I would test it, but I find the whole thing very confusing, and I'm not sure how to go about testing it without affecting all incoming mail.

Dirty_Wizard_FTNT

The replace action in the Content Profile should only replace the attachment with the message if triggered by the Attachment Filter. You can avoid affecting all mail when testing by defining your test sender / recipient in an additional policy.
Johan_de_Koning

Thanks for the topic i did the following to make a workaround.

 

- Went to: Profile > Content > File Filter.

- Made a new file filter named *.wmz

- @Predefined note the correct file type as in image/x-wmz although selecting that one doesnt identify it as such.

- So select at the bottom table file extension *.wmz and add it.

- Go to your content policy and Add a new rule and select the *.wmz and select an appropriate action profile which lets the mail through.
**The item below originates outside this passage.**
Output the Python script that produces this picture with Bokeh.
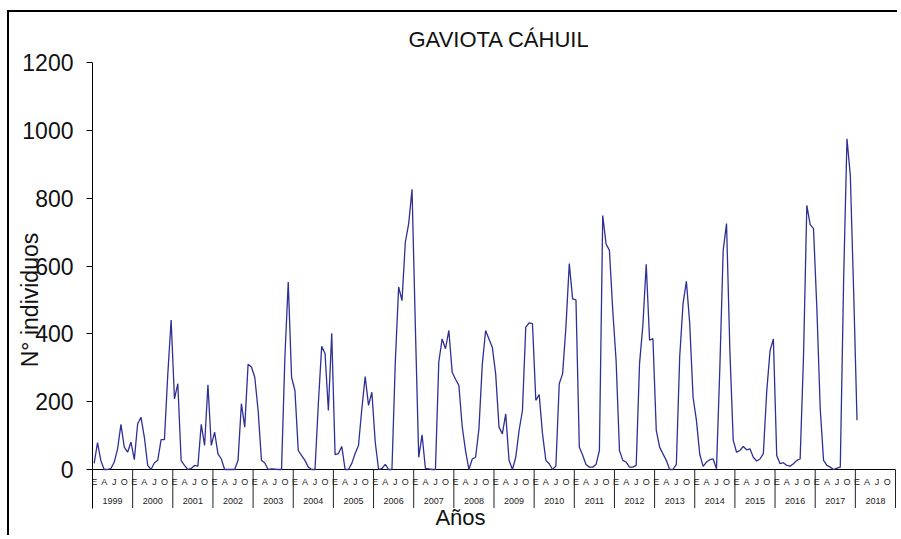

- Then move it up so its above the executable one where it always got blocked.

- Test it and it should work.

 

Also you know what i dont understand?

That fortinet support is so reckless with their advice, why would you advise someone to take out Executables from a content policy it kind of defeats the purpose of protecting your customers.

I had a similar advice from them when Silverlight applications were seen as executable and i could not exclude them and they were like, yeah just dont check for executables. Pretty dissapointing.